— START Data segment —

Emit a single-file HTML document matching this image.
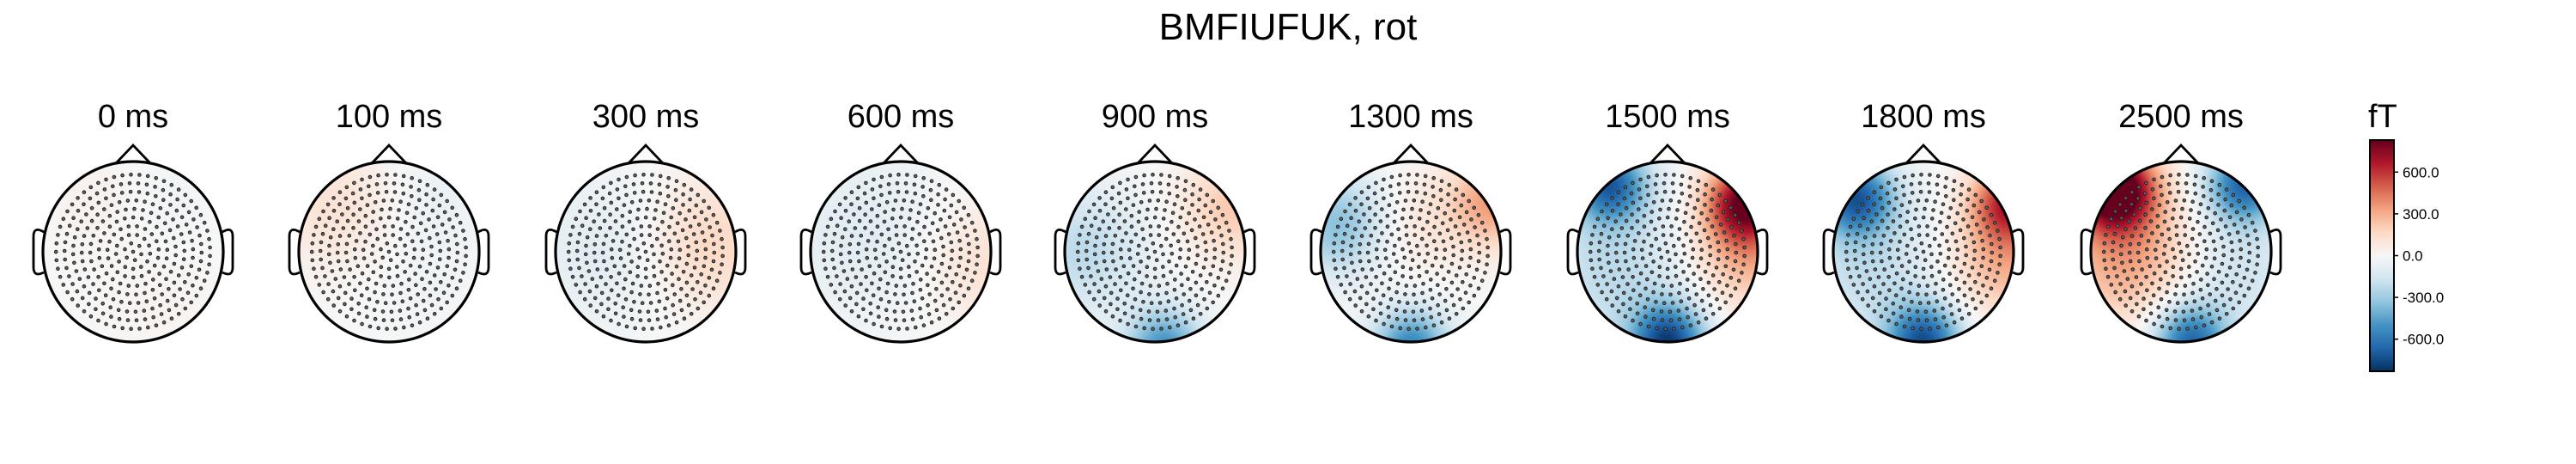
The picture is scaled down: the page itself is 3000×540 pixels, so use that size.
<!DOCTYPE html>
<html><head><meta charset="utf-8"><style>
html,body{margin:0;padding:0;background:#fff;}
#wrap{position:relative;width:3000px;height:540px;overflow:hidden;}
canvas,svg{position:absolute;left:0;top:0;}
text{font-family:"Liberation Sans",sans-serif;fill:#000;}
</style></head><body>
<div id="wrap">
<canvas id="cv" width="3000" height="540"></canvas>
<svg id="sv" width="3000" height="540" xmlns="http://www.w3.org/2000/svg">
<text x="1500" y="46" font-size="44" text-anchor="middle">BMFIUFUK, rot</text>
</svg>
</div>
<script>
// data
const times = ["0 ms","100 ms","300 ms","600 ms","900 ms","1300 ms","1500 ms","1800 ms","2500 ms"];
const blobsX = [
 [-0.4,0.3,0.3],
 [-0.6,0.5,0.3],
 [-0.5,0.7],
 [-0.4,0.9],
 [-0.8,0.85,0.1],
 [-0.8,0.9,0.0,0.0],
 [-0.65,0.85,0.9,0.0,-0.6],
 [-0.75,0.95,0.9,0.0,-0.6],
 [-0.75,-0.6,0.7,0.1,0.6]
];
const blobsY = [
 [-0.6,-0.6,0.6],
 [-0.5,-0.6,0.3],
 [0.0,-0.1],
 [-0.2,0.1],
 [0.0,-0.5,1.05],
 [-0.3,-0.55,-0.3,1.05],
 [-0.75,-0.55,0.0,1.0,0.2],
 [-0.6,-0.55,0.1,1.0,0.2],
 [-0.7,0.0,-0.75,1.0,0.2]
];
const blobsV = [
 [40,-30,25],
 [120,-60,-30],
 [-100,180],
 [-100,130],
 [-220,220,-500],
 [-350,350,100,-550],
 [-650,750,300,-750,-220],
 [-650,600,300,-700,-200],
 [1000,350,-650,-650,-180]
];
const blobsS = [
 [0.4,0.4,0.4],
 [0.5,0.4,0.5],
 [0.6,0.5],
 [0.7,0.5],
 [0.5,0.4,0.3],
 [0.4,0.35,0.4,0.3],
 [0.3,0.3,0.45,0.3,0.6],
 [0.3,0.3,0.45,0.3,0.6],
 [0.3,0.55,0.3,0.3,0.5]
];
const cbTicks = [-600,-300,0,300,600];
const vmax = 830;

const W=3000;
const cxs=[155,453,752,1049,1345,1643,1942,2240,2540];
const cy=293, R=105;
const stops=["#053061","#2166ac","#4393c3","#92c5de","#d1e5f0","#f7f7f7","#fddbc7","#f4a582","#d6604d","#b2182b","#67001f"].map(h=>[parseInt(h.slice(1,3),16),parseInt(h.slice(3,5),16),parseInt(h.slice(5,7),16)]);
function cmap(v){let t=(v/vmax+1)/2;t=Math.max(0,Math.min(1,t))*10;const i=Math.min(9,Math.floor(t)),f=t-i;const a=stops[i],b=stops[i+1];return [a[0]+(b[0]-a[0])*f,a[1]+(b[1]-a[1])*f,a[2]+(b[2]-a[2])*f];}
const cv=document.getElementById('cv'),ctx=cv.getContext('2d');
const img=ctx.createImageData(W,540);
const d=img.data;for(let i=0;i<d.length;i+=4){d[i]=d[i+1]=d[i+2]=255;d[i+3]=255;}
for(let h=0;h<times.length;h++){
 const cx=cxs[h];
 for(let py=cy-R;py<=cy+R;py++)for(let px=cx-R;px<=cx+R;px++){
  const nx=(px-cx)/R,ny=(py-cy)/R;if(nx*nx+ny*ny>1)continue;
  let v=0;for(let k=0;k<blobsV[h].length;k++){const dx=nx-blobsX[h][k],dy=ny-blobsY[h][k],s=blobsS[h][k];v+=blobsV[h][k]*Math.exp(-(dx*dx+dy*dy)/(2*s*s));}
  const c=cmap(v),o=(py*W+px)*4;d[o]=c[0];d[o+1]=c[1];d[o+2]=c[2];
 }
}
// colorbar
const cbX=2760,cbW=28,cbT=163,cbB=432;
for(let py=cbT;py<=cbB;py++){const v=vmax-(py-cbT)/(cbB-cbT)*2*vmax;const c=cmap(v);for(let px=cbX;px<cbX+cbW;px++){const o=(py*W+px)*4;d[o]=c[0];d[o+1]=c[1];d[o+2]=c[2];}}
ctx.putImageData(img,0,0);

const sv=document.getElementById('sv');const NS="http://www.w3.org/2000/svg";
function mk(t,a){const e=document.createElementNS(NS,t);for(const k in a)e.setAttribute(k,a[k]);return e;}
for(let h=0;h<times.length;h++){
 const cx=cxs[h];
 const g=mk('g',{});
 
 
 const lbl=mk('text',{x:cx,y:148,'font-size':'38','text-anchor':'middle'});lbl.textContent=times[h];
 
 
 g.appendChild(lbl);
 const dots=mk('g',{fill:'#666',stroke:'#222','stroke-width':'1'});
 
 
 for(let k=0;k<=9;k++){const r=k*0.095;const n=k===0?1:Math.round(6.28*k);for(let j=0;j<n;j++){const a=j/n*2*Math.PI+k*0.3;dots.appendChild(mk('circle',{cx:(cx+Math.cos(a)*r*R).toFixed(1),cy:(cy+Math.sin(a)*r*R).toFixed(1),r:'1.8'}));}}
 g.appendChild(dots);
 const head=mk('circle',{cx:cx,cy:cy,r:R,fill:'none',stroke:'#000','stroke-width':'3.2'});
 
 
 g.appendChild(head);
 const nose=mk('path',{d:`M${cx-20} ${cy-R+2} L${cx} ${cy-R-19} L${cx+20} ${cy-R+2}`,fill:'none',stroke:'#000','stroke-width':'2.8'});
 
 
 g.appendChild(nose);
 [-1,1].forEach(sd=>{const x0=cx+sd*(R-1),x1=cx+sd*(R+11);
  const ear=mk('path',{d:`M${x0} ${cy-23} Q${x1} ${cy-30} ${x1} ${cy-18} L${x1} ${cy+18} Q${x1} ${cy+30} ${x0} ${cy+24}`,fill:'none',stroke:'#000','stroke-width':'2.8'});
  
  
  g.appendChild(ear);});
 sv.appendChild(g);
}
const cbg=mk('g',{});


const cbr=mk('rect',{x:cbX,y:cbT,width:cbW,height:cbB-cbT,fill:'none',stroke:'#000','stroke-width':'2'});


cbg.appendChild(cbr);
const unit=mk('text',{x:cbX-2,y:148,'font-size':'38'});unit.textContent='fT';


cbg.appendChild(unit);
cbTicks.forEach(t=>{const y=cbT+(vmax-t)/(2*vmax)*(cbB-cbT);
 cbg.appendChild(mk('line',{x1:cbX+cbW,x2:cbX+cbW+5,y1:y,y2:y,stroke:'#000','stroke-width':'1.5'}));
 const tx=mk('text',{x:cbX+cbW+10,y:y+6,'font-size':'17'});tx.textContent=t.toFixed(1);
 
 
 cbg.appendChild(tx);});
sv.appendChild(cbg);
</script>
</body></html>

— END Data segment —

Copy the whole of the material above exactly, but not its images.

Emit a single-file HTML document matching this image.
The picture is scaled down: the page itself is 3000×540 pixels, so use that size.
<!DOCTYPE html>
<html><head><meta charset="utf-8"><style>
html,body{margin:0;padding:0;background:#fff;}
#wrap{position:relative;width:3000px;height:540px;overflow:hidden;}
canvas,svg{position:absolute;left:0;top:0;}
text{font-family:"Liberation Sans",sans-serif;fill:#000;}
</style></head><body>
<div id="wrap">
<canvas id="cv" width="3000" height="540"></canvas>
<svg id="sv" width="3000" height="540" xmlns="http://www.w3.org/2000/svg">
<text x="1500" y="46" font-size="44" text-anchor="middle">BMFIUFUK, rot</text>
</svg>
</div>
<script>
// data
const times = ["0 ms","100 ms","300 ms","600 ms","900 ms","1300 ms","1500 ms","1800 ms","2500 ms"];
const blobsX = [
 [-0.4,0.3,0.3],
 [-0.6,0.5,0.3],
 [-0.5,0.7],
 [-0.4,0.9],
 [-0.8,0.85,0.1],
 [-0.8,0.9,0.0,0.0],
 [-0.65,0.85,0.9,0.0,-0.6],
 [-0.75,0.95,0.9,0.0,-0.6],
 [-0.75,-0.6,0.7,0.1,0.6]
];
const blobsY = [
 [-0.6,-0.6,0.6],
 [-0.5,-0.6,0.3],
 [0.0,-0.1],
 [-0.2,0.1],
 [0.0,-0.5,1.05],
 [-0.3,-0.55,-0.3,1.05],
 [-0.75,-0.55,0.0,1.0,0.2],
 [-0.6,-0.55,0.1,1.0,0.2],
 [-0.7,0.0,-0.75,1.0,0.2]
];
const blobsV = [
 [40,-30,25],
 [120,-60,-30],
 [-100,180],
 [-100,130],
 [-220,220,-500],
 [-350,350,100,-550],
 [-650,750,300,-750,-220],
 [-650,600,300,-700,-200],
 [1000,350,-650,-650,-180]
];
const blobsS = [
 [0.4,0.4,0.4],
 [0.5,0.4,0.5],
 [0.6,0.5],
 [0.7,0.5],
 [0.5,0.4,0.3],
 [0.4,0.35,0.4,0.3],
 [0.3,0.3,0.45,0.3,0.6],
 [0.3,0.3,0.45,0.3,0.6],
 [0.3,0.55,0.3,0.3,0.5]
];
const cbTicks = [-600,-300,0,300,600];
const vmax = 830;

const W=3000;
const cxs=[155,453,752,1049,1345,1643,1942,2240,2540];
const cy=293, R=105;
const stops=["#053061","#2166ac","#4393c3","#92c5de","#d1e5f0","#f7f7f7","#fddbc7","#f4a582","#d6604d","#b2182b","#67001f"].map(h=>[parseInt(h.slice(1,3),16),parseInt(h.slice(3,5),16),parseInt(h.slice(5,7),16)]);
function cmap(v){let t=(v/vmax+1)/2;t=Math.max(0,Math.min(1,t))*10;const i=Math.min(9,Math.floor(t)),f=t-i;const a=stops[i],b=stops[i+1];return [a[0]+(b[0]-a[0])*f,a[1]+(b[1]-a[1])*f,a[2]+(b[2]-a[2])*f];}
const cv=document.getElementById('cv'),ctx=cv.getContext('2d');
const img=ctx.createImageData(W,540);
const d=img.data;for(let i=0;i<d.length;i+=4){d[i]=d[i+1]=d[i+2]=255;d[i+3]=255;}
for(let h=0;h<times.length;h++){
 const cx=cxs[h];
 for(let py=cy-R;py<=cy+R;py++)for(let px=cx-R;px<=cx+R;px++){
  const nx=(px-cx)/R,ny=(py-cy)/R;if(nx*nx+ny*ny>1)continue;
  let v=0;for(let k=0;k<blobsV[h].length;k++){const dx=nx-blobsX[h][k],dy=ny-blobsY[h][k],s=blobsS[h][k];v+=blobsV[h][k]*Math.exp(-(dx*dx+dy*dy)/(2*s*s));}
  const c=cmap(v),o=(py*W+px)*4;d[o]=c[0];d[o+1]=c[1];d[o+2]=c[2];
 }
}
// colorbar
const cbX=2760,cbW=28,cbT=163,cbB=432;
for(let py=cbT;py<=cbB;py++){const v=vmax-(py-cbT)/(cbB-cbT)*2*vmax;const c=cmap(v);for(let px=cbX;px<cbX+cbW;px++){const o=(py*W+px)*4;d[o]=c[0];d[o+1]=c[1];d[o+2]=c[2];}}
ctx.putImageData(img,0,0);

const sv=document.getElementById('sv');const NS="http://www.w3.org/2000/svg";
function mk(t,a){const e=document.createElementNS(NS,t);for(const k in a)e.setAttribute(k,a[k]);return e;}
for(let h=0;h<times.length;h++){
 const cx=cxs[h];
 const g=mk('g',{});
 
 
 const lbl=mk('text',{x:cx,y:148,'font-size':'38','text-anchor':'middle'});lbl.textContent=times[h];
 
 
 g.appendChild(lbl);
 const dots=mk('g',{fill:'#666',stroke:'#222','stroke-width':'1'});
 
 
 for(let k=0;k<=9;k++){const r=k*0.095;const n=k===0?1:Math.round(6.28*k);for(let j=0;j<n;j++){const a=j/n*2*Math.PI+k*0.3;dots.appendChild(mk('circle',{cx:(cx+Math.cos(a)*r*R).toFixed(1),cy:(cy+Math.sin(a)*r*R).toFixed(1),r:'1.8'}));}}
 g.appendChild(dots);
 const head=mk('circle',{cx:cx,cy:cy,r:R,fill:'none',stroke:'#000','stroke-width':'3.2'});
 
 
 g.appendChild(head);
 const nose=mk('path',{d:`M${cx-20} ${cy-R+2} L${cx} ${cy-R-19} L${cx+20} ${cy-R+2}`,fill:'none',stroke:'#000','stroke-width':'2.8'});
 
 
 g.appendChild(nose);
 [-1,1].forEach(sd=>{const x0=cx+sd*(R-1),x1=cx+sd*(R+11);
  const ear=mk('path',{d:`M${x0} ${cy-23} Q${x1} ${cy-30} ${x1} ${cy-18} L${x1} ${cy+18} Q${x1} ${cy+30} ${x0} ${cy+24}`,fill:'none',stroke:'#000','stroke-width':'2.8'});
  
  
  g.appendChild(ear);});
 sv.appendChild(g);
}
const cbg=mk('g',{});


const cbr=mk('rect',{x:cbX,y:cbT,width:cbW,height:cbB-cbT,fill:'none',stroke:'#000','stroke-width':'2'});


cbg.appendChild(cbr);
const unit=mk('text',{x:cbX-2,y:148,'font-size':'38'});unit.textContent='fT';


cbg.appendChild(unit);
cbTicks.forEach(t=>{const y=cbT+(vmax-t)/(2*vmax)*(cbB-cbT);
 cbg.appendChild(mk('line',{x1:cbX+cbW,x2:cbX+cbW+5,y1:y,y2:y,stroke:'#000','stroke-width':'1.5'}));
 const tx=mk('text',{x:cbX+cbW+10,y:y+6,'font-size':'17'});tx.textContent=t.toFixed(1);
 
 
 cbg.appendChild(tx);});
sv.appendChild(cbg);
</script>
</body></html>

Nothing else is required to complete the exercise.